A Regional Border Force, Proposed in New York
The IGP’s visit also produced a separate, more concrete proposal, this one from Nigeria’s Permanent Representative to the UN, Ambassador Jimoh Ibrahim, who chairs the UN General Assembly’s Fifth Committee on Budget and Administration. Hosting Disu, Gambia’s Inspector-General Seedy Touray and Belgium’s Minister of Interior Bernard Quintin at Nigeria House, Jimoh laid out figures meant to justify a new regional policing structure: 46 percent of violent incidents in the region occur within 100 kilometres of a land border, he said, and more than 90 percent of migration within West and Central Africa is inter-regional.
Those numbers, in his telling, make the case for a specialised West African border police force, one with a shared uniform, better pay, modern surveillance technology and performance-based incentives, designed to give the region a coordinated response to terrorism, organised crime and cross-border movement that no single national force can manage alone. He urged Disu specifically to champion a UN-backed Regional Stability Initiative built around that model, and noted that the UN itself spends more than $8 billion a year on peacekeeping globally — money he suggested should be matched by regional investment in prevention rather than response.

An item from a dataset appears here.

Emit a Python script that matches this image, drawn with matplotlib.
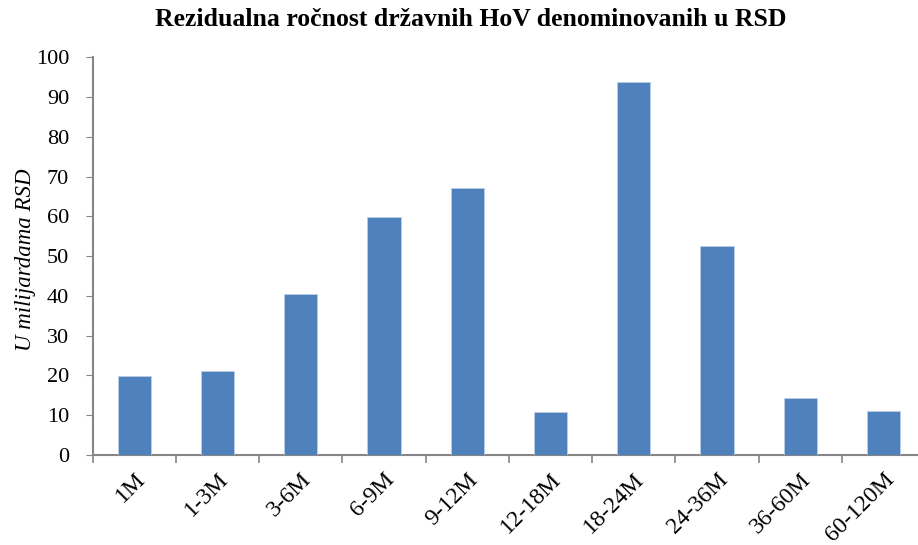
import matplotlib
matplotlib.use("Agg")
import matplotlib.pyplot as plt
import numpy as np

categories = ["1M", "1-3M", "3-6M", "6-9M", "9-12M", "12-18M", "18-24M", "24-36M", "36-60M", "60-120M"]
values = [19.9, 21.2, 40.5, 59.8, 67.1, 10.7, 93.8, 52.5, 14.4, 11.1]
yticks = list(range(0, 101, 10))

plt.rcParams['font.family'] = ['Liberation Serif', 'DejaVu Serif']

W, H = 918, 545
fig = plt.figure(figsize=(W/100, H/100), dpi=100)
left, right = 92.7, 925.0
top, bottom = 57.3, 455.0
ax = fig.add_axes([left/W, 1 - bottom/H, (right-left)/W, (bottom-top)/H])

x = np.arange(len(categories))
ax.bar(x, values, width=0.4, color="#4F81BD", edgecolor="#B9CDE5", linewidth=0.6, zorder=3)
ax.set_xlim(-0.5, len(categories) - 0.5)
ax.set_ylim(0, 100)
ax.set_yticks(yticks)
ax.tick_params(axis='y', labelsize=16, length=5, color="#868686", pad=12)

ax.set_xticks(x)
ax.set_xticklabels(categories, rotation=45, ha='right', rotation_mode='anchor', fontsize=17)
ax.tick_params(axis='x', which='major', length=0, pad=10)
ax.set_xticks(np.arange(-0.5, len(categories) + 0.5, 1), minor=True)
ax.tick_params(axis='x', which='minor', length=6, color="#868686", width=1.2)

for s in ['top', 'right']:
    ax.spines[s].set_visible(False)
for s in ['left', 'bottom']:
    ax.spines[s].set_color("#868686")
    ax.spines[s].set_linewidth(1.5)

fig.text(26/W, 1 - 260/H, "U milijardama RSD", rotation=90, ha='center', va='center',
         fontsize=16.5, style='italic')
fig.text(471/W, 1 - 20/H, "Rezidualna ročnost državnih HoV denominovanih u RSD",
         ha='center', va='center', fontsize=18.5, fontweight='bold')

fig.savefig("out.png", dpi=100)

Jimoh also used the meeting to put UN weight behind Nigeria’s domestic reform, telling Disu that the UN stands ready to support Tinubu’s State Police initiative as what he called a strategic response to the country’s persistent insecurity.
What Comes Next
None of this, the State Police bill, the National Policing Bill working group, or Jimoh’s border force proposal, is finished business. The constitutional amendment still needs 24 state assemblies to ratify it. The Presidential Working Group has yet to produce draft legislation. And the West African border force remains, for now, an ambassador’s proposal rather than a funded institution.
What has changed is the sense of momentum. A reform that spent two decades as a talking point among governors and security analysts is now sitting inside a formal legislative pipeline, with a named committee, a chairman, and a deadline pressure of its own, Tinubu has told the working group not to wait for the constitutional process to finish before it starts drafting. For an Inspector-General who spent his most formative command years testing community policing on the streets of Lagos, the argument he carried to New York this week was less theoretical than personal: that policing closer to the people is not just more humane, but more effective and that Nigeria, watched by a room of the world’s other police chiefs, is finally building the legal architecture to try it nationwide.